Anak-anak yang menjadi saksi bullying memiliki ancaman resiko yang lebih tinggi dibandingkan mereka yang menjadi pelaku dan korban (Rivers et al., 2009). Anak-anak yang menjadi saksi kejadian bullying memiliki ancaman gangguan mental seperti somatisasi, obsesif kompulsif, sensitivitas interpersonal, depresi, kecemasan, hostility, fobia kecemasan, paranoid, psikotik, dan penggunaan obat-obatan. apalagi jika anak-anak yang menjadi saksi bullying tidak mengambil tindakan untuk menoong maka akan muncul perasaan bersalah karean ketidakberdayaannnya (Rivers et al., 2009). Anak-anak tersebut juga memiliki potensi untuk menjadi pelaku kejahatan, kekerasan, dan perilaku anti-sosial saat masa dewasanya, sama seperti dengan mereka yang berperan sebagai pelaku dan korban bullying (Bender & Lsel, 2011).
Dari segi lingkaran bullying, anak-anak yang menjadi saksi kejadian bullying memiliki potensi untuk menjadi korban atau pelaku di masa depan (Rivers et al., 2009). Selain itu tindakan yang diambil oleh saksi dalam bullying akan mempengaruhi peran korban dan tersangka yang berada dalam lingkaran bullying.

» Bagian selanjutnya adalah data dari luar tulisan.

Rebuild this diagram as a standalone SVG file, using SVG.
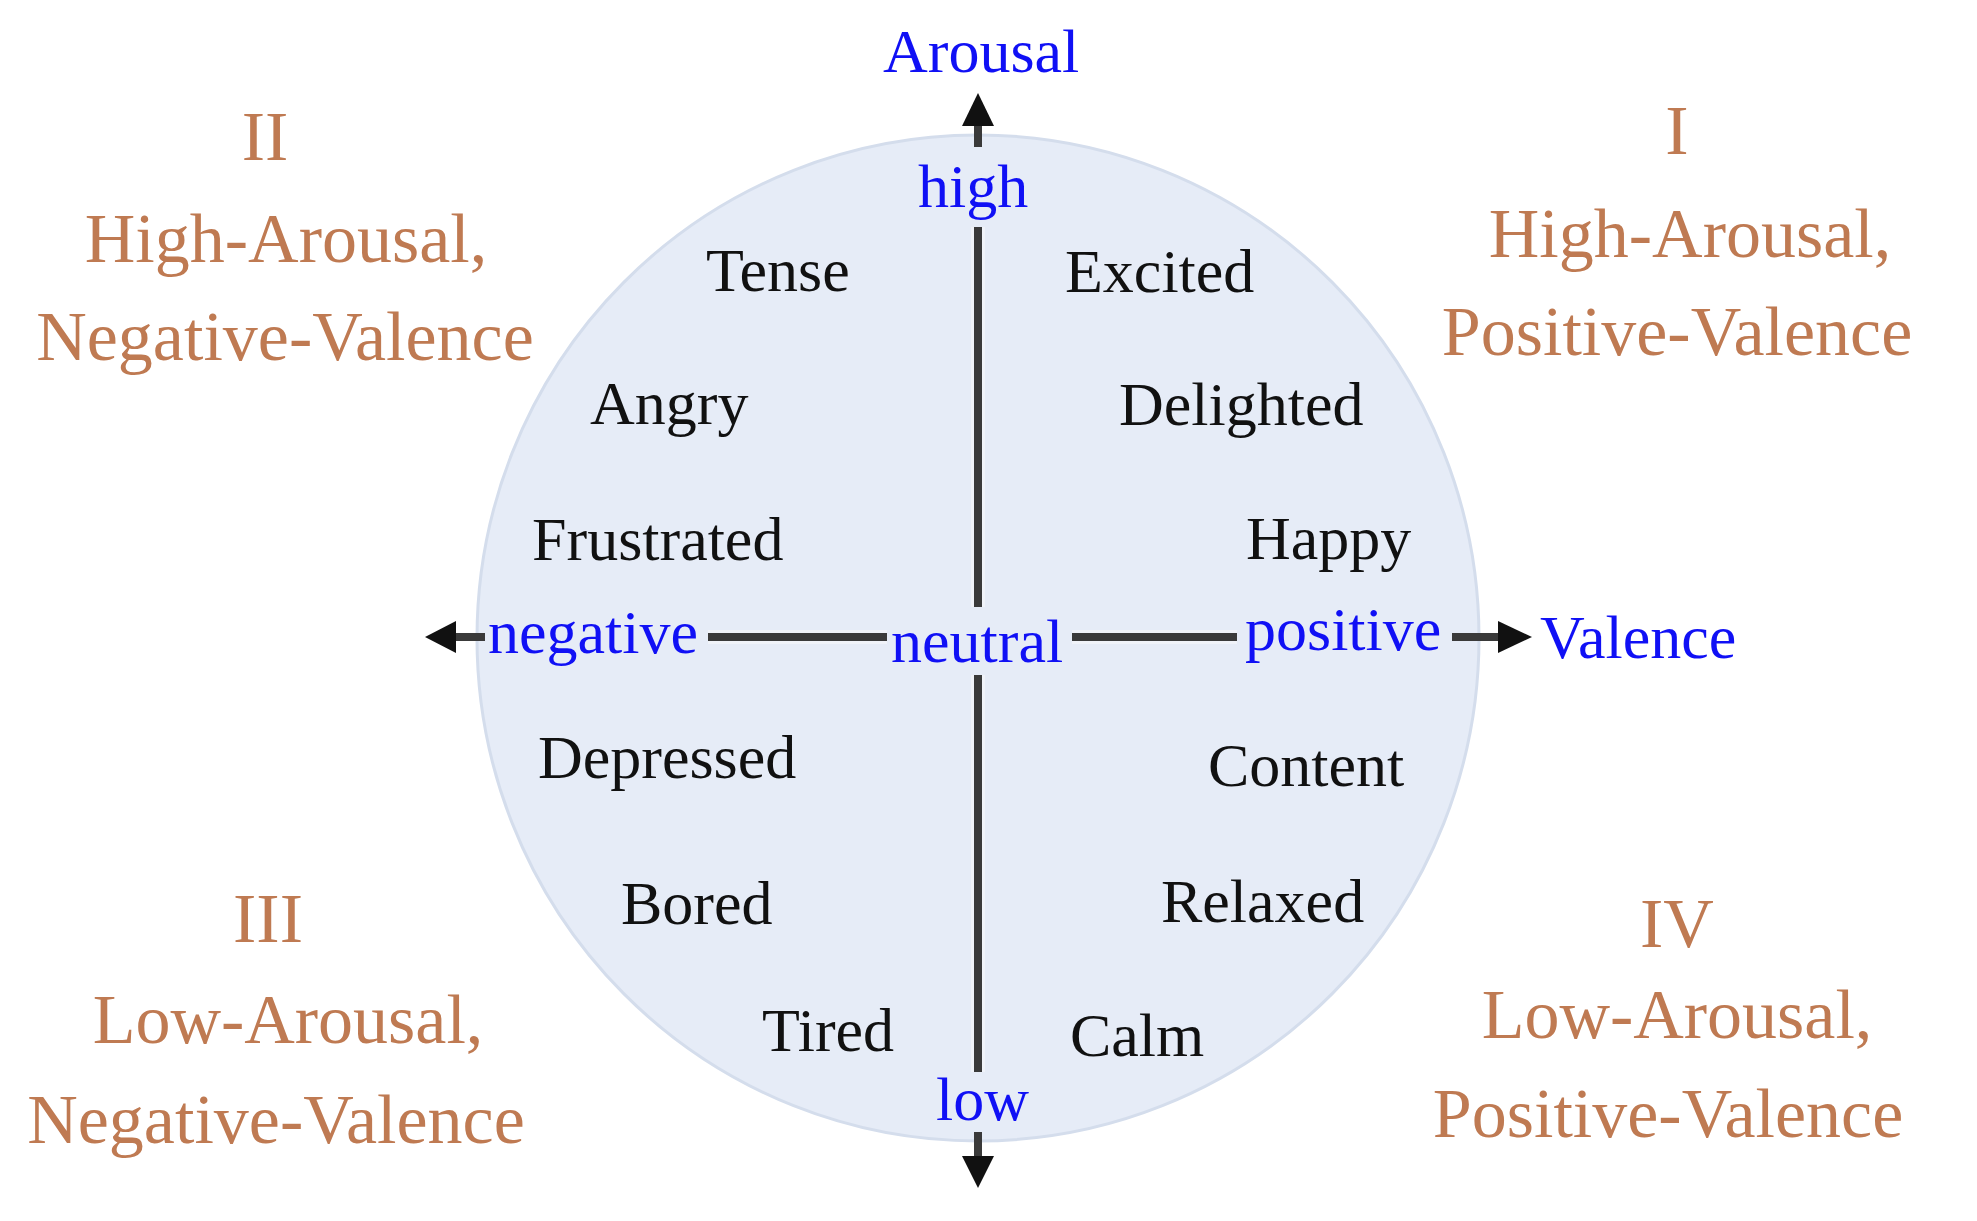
<svg xmlns="http://www.w3.org/2000/svg" width="1977" height="1221" viewBox="0 0 1977 1221">
  <style>
    text { font-family: "Liberation Serif", "Times New Roman", serif; }
    .emo { font-size: 62px; fill: #111111; }
    .axis { font-size: 62px; fill: #1010F5; }
    .quad { font-size: 70px; fill: #BF7A52; text-anchor: middle; }
    .halo { stroke: #F4F6FA; stroke-width: 14; stroke-opacity: 0.7; fill: none; stroke-linecap: butt; }
    .core { stroke: #3A3A3A; stroke-width: 8; fill: none; stroke-linecap: butt; }
    .head { fill: #111111; }
  </style>
  <rect width="1977" height="1221" fill="#FFFFFF"/>

  <g id="circle">
    <ellipse cx="978" cy="638" rx="501" ry="503" fill="#E6ECF7" stroke="#D4DDEC" stroke-width="3"/>
  </g>

  <g id="connectors">
    <line class="halo" x1="978" y1="227" x2="978" y2="607"/>
    <line class="halo" x1="978" y1="675" x2="978" y2="1072"/>
    <line class="halo" x1="708" y1="637" x2="887" y2="637"/>
    <line class="halo" x1="1072" y1="637" x2="1237" y2="637"/>
    <line class="core" x1="978" y1="227" x2="978" y2="607"/>
    <line class="core" x1="978" y1="675" x2="978" y2="1072"/>
    <line class="core" x1="708" y1="637" x2="887" y2="637"/>
    <line class="core" x1="1072" y1="637" x2="1237" y2="637"/>
    <line class="core" x1="978" y1="122" x2="978" y2="147"/>
    <line class="core" x1="978" y1="1132" x2="978" y2="1160"/>
    <line class="core" x1="452" y1="637" x2="485" y2="637"/>
    <line class="core" x1="1452" y1="637" x2="1500" y2="637"/>
    <polygon class="head" points="978,93 994,126 962,126"/>
    <polygon class="head" points="978,1188 994,1156 962,1156"/>
    <polygon class="head" points="425,637 456,621 456,653"/>
    <polygon class="head" points="1532,637 1498,621 1498,653"/>
  </g>

  <g id="axis-labels">
    <g id="label-arousal"><text class="axis" x="883" y="72">Arousal</text></g>
    <g id="label-high"><text class="axis" x="918" y="207">high</text></g>
    <g id="label-low"><text class="axis" x="936" y="1120">low</text></g>
    <g id="label-negative"><text class="axis" x="488" y="653">negative</text></g>
    <g id="label-neutral"><text class="axis" x="891" y="662">neutral</text></g>
    <g id="label-positive"><text class="axis" x="1245" y="650">positive</text></g>
    <g id="label-valence"><text class="axis" x="1540" y="658">Valence</text></g>
  </g>

  <g id="emotions">
    <g id="tense"><text class="emo" x="706" y="291">Tense</text></g>
    <g id="excited"><text class="emo" x="1065" y="292">Excited</text></g>
    <g id="angry"><text class="emo" x="590" y="424">Angry</text></g>
    <g id="delighted"><text class="emo" x="1119" y="425">Delighted</text></g>
    <g id="frustrated"><text class="emo" x="532" y="560">Frustrated</text></g>
    <g id="happy"><text class="emo" x="1246" y="559">Happy</text></g>
    <g id="depressed"><text class="emo" x="538" y="778">Depressed</text></g>
    <g id="content"><text class="emo" x="1208" y="786">Content</text></g>
    <g id="bored"><text class="emo" x="621" y="924">Bored</text></g>
    <g id="relaxed"><text class="emo" x="1161" y="922">Relaxed</text></g>
    <g id="tired"><text class="emo" x="762" y="1051">Tired</text></g>
    <g id="calm"><text class="emo" x="1070" y="1056">Calm</text></g>
  </g>

  <g id="quadrant-II">
    <text class="quad" x="265" y="160">II</text>
    <text class="quad" x="286" y="262">High-Arousal,</text>
    <text class="quad" x="285" y="360">Negative-Valence</text>
  </g>
  <g id="quadrant-I">
    <text class="quad" x="1677" y="154">I</text>
    <text class="quad" x="1690" y="257">High-Arousal,</text>
    <text class="quad" x="1677" y="355">Positive-Valence</text>
  </g>
  <g id="quadrant-III">
    <text class="quad" x="268" y="942">III</text>
    <text class="quad" x="288" y="1043">Low-Arousal,</text>
    <text class="quad" x="276" y="1143">Negative-Valence</text>
  </g>
  <g id="quadrant-IV">
    <text class="quad" x="1677" y="947">IV</text>
    <text class="quad" x="1677" y="1038">Low-Arousal,</text>
    <text class="quad" x="1668" y="1137">Positive-Valence</text>
  </g>
</svg>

Jika pengamat memutuskan untuk bertindak, maka hal ini dapat memberikan dukungan bagi korban dan menghambat peningkatan perilaku agresif dari pelaku (Beran et al, 2004).
Sementara itu, terdapat beberapa faktor yang menentukan keputusan seorang saksi bullying untuk menolong korbannya atau tidak (Thornberg dkk., 2012). Faktor-faktor ini yaitu:
- Intepretasi dari bahaya dalam situasi bullying: Saksi akan mengintepretasi bullying sebagai situasi yang berbahaya atau tidak. Apabila saksi memandang bullyingsebagai sesuatu yang tidak membahayakan korban, maka ia tidak akan bertindak. Namun ketika anak sudah sering melihat tindak bullying maka hal ini dapat dianggap sebagai fenomena sosial yang biasa terjadi.
- Reaksi emosi: Reaksi emosional seperti empati, ketakutan untuk menjadi korban, dan respon penonton akan mempengaruhi proses pengambilan keputusan saksi terhadap peristiwa bullying. Empati berkaitan dengan perasaan bersalah karena tidak menolong korban, kemudian ada juga ketakutan jika nanti dirinya menolong maka dia yang akan menjadi korban, dan juga respon penonton yang tidak menolong tetapi malah memberikan semangat.
- Evaluasi sosial: Relasi dan posisi sosial (pertemanan, strata sosial, dan perbedaan gender) menjadi penentu tindakan yang akan diambil ketika saksi menyaksikan tindak bullying.
- Evaluasi moral: Evaluasi moral merujuk kepada penilaian atau evaluasi apakah perundungan merupakan sesuatu yang benar atau salah, termasuk didalamnya evaluasi dan penugasan tanggungjawab.
- Intervensiself-efficacy:Intervensi self-efficacymerujuk kepada situasi dimana saksi memilih untuk memberikan pertolongan atau tidak dengan memandang kemampuan yang dimilikinya sendiri.